Couple all the above with the god-awful CGI that peppers scenes with obvious green-screen even when actors are meant to be driving in Iceland or walking around Hong Kong, it makes the film feel cheap by doing things easily with CG enhanced backdrops, and not to mention the action that is dominated by CGI planes, explosions, body doubles, locations, vehicles, lasers, water and windsurfing. The less said about the 70% cartoonish effects here the better. James Bond is not about CGI, it’s about subtle CG enhancement of a scene or two while rooted with real action, real danger, real stunts and real thought and effort put into making a dangerous, exciting and tense adventure. With the amount of CGI here, all danger and interest is lost because you may have a by-the-book fist fight going on, but it’s surrounded by fake locations and what-not, so loses and impact it may have. And you don’t have an invisible car in a James Bond film. Just, no.
Mix THIS and the above with a very generic soundtrack by David Arnold who blends orchestral and electronica in a very irritating way, and plays a dramatic evil villain fanfare whenever Gustav Graves appear on screen (and a brassy Bond riff whenever 007 appears), it’s like a fan-boy made a soundtrack to spoof the series by striking the obvious with music when less is by far more. It comes over like a big pantomime rather than a spy film.

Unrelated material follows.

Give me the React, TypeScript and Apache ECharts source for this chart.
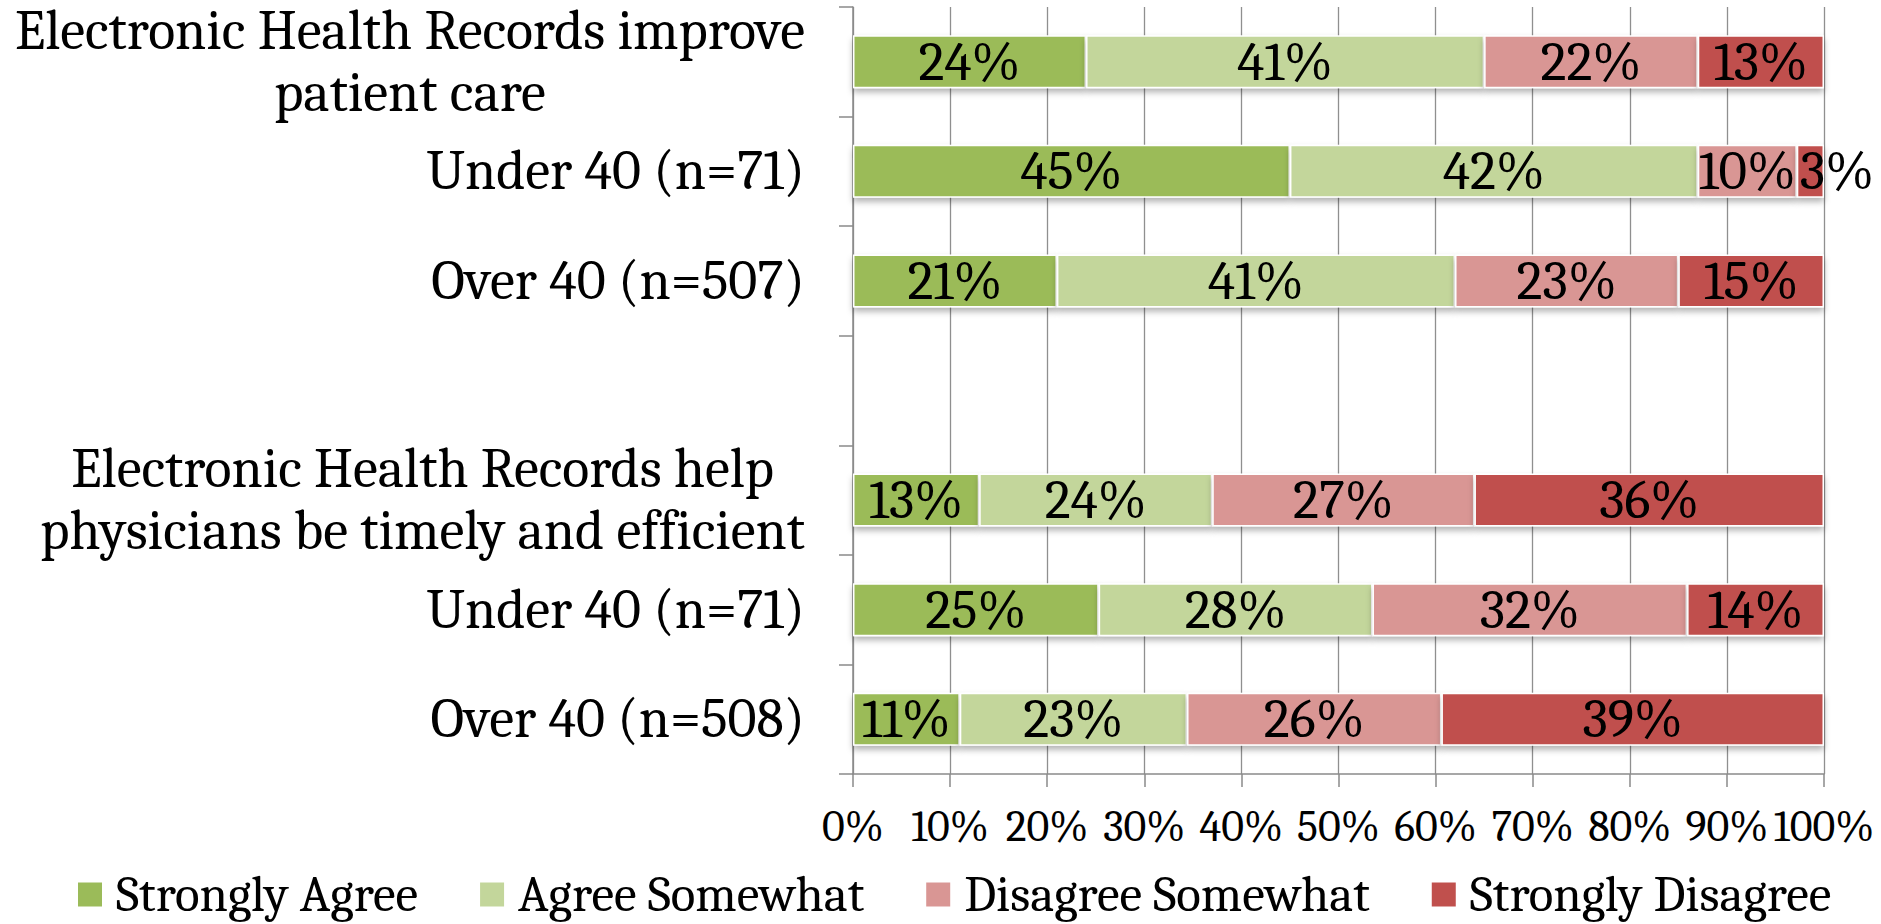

I should have known from the CGI bullet in the gunbarrel sequence and the fact James Bond was identified through his disguise by a Korean Nokia phone camera that snapped his picture that this film wasn’t exactly going to be the 40th anniversary film we may have wanted. Take away the glaringly obvious nods to many of the previous 19 films, and it’s a very empty and generic action film, not a James Bond film.
The GOOD thing about this all is that it forced EON and MGM to take their ego out of the equation and strip back the nonsense that was suffocating James Bond to make him more of the man Ian Fleming intended, living in a dangerous world that had real threats, real villains and real excitement. Without ‘Die Another Day’ we wouldn’t have ‘Casino Royale’ or Daniel Craig now.
Q sums up this entry perfectly: “I wish I could make you vanish!”